Giornata dell’Ambiente, ogni anno di più solo una vetrina di buone intenzioni
Giornata dell’Ambiente, ogni anno di più solo una vetrina di buone intenzioni.
L’occasione – fa sapere il ministro Gilberto Pichetto Fratin – per rinnovare l’impegno alla “difesa della casa comune”, con il tema di quest’anno, la lotta all’inquinamento da plastica, che richiama a “scelte concrete, ogni giorno”. La Giornata dell’Ambiente, però, pur rimanendo il principale veicolo globale per promuovere consapevolezza e azioni, rischia sempre più di essere messa in discussione nel suo valore effettivo. Perché, se da un lato fornisce visibilità e stimolo al dibattito pubblico, dall’altro appare divenuta un appuntamento rituale, svuotato di efficacia se si riflette, guardandosi semplicemente intorno, a quanto manchino ovunque, in Italia e all’estero, politiche incisive e continuità nell’azione. Una vetrina di buone intenzioni, mentre le sfide strutturali e i ritardi nell’attuazione delle misure restano irrisolti.
L’Unione Europea si trova in una fase di stallo e ripensamento delle proprie politiche ambientali. Nonostante l’ambizioso Green Deal e gli obiettivi di riduzione delle emissioni di gas serra per il 2030, la realtà dei fatti mostra un ritardo generalizzato: molti Stati membri non hanno ancora presentato i Piani nazionali energia e clima, le più recenti proiezioni indicano che gli impegni assunti non servono per arrivare ai target fissati. La Commissione Ue stessa ha riconosciuto necessario “intensificare significativamente gli sforzi di attuazione” e dare impulso alle politiche per la decarbonizzazione, in particolare nei settori di edilizia, trasporti, agricoltura e gestione dei pozzi di carbonio.

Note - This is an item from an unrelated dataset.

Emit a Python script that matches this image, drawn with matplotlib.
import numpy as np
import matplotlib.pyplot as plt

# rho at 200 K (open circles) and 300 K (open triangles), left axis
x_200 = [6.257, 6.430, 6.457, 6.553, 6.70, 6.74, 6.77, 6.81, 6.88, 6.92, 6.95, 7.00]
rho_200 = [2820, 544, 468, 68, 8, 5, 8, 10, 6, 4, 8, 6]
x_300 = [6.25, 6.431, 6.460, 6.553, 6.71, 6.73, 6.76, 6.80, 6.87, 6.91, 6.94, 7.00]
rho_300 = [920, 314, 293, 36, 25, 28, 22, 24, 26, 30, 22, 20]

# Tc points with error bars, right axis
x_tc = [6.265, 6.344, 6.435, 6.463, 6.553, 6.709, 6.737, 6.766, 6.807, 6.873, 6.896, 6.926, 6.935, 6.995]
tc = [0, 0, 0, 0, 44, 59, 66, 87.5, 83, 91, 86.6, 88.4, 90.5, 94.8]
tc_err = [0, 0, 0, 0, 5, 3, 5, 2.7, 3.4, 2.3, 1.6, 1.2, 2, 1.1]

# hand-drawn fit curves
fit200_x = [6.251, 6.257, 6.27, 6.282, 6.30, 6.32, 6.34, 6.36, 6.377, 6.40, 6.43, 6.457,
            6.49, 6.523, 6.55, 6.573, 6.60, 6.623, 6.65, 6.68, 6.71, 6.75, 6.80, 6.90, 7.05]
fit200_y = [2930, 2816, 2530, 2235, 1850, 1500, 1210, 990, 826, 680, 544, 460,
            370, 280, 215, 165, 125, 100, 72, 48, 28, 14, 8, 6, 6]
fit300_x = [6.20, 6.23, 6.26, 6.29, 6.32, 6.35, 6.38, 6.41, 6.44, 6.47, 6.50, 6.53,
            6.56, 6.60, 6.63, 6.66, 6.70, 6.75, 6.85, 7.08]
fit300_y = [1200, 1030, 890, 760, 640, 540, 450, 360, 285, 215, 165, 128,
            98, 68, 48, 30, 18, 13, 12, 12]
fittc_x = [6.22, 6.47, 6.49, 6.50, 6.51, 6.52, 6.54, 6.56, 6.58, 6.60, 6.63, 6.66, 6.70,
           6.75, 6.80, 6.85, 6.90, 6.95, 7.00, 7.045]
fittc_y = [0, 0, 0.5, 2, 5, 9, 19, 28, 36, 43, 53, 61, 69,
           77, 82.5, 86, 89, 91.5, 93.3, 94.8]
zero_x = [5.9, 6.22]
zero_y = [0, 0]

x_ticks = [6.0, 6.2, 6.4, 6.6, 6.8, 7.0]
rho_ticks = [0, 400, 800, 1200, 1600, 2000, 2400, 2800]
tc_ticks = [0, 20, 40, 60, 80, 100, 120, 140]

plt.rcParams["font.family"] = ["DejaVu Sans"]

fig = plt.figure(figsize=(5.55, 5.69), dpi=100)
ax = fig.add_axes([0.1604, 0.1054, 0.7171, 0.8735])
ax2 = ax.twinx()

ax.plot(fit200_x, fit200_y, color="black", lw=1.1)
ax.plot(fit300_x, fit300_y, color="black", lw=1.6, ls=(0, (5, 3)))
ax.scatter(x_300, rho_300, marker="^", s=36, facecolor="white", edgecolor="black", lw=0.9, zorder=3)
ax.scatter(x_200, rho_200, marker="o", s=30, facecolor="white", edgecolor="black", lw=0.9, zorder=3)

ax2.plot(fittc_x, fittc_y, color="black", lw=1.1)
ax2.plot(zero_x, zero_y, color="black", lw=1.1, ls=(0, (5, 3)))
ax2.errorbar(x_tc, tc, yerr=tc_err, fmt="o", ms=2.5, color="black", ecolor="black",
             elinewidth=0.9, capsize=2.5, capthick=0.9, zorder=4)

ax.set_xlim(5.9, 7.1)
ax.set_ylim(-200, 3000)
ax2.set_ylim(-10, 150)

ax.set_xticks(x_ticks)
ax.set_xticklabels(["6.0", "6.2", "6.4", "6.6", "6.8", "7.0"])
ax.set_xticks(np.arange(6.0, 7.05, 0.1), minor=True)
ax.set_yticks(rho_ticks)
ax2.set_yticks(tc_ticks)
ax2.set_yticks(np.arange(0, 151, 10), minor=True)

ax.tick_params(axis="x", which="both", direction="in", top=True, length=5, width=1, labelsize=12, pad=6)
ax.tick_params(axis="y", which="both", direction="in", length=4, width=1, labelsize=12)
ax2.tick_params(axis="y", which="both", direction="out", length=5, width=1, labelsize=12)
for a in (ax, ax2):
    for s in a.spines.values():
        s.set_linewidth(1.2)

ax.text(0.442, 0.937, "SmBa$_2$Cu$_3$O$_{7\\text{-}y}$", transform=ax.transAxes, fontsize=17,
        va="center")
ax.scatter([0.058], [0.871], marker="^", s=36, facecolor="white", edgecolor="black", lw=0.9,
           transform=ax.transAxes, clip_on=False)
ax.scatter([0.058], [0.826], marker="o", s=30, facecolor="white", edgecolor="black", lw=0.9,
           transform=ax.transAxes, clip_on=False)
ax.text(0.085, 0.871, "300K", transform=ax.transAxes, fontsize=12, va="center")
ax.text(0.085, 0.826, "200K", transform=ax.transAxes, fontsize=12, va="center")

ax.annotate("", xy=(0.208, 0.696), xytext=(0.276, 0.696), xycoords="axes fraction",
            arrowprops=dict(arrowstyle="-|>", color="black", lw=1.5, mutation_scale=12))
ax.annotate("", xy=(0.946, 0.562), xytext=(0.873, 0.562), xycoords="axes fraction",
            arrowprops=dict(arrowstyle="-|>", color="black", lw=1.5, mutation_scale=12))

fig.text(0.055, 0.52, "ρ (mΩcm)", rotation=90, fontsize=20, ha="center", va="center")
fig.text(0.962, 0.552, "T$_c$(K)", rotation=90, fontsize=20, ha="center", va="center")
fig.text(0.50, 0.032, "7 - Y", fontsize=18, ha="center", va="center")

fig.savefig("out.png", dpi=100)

Resistenze sociali e politiche, basti pensare a quanto e come le proteste degli agricoltori nel 2024 contro le nuove regole ambientali, percepite come troppo onerose, abbiano spinto la Commissione a rallentare su alcune misure. Costi economici e competitività, le normative ambientali, come i criteri Esg, sono tuttora viste da molte imprese come un aggravio burocratico e un ostacolo alla competitività internazionale, con benefici percepiti come incerti o insufficienti. Disomogeneità tra Stati membri, perché non tutti i Paesi avanzano allo stesso ritmo, e la mancanza di piani nazionali aggiornati ostacola la coerenza e l’efficacia della strategia europea. Un quadro che ha più ombre che luci, c’è poco da celebrare.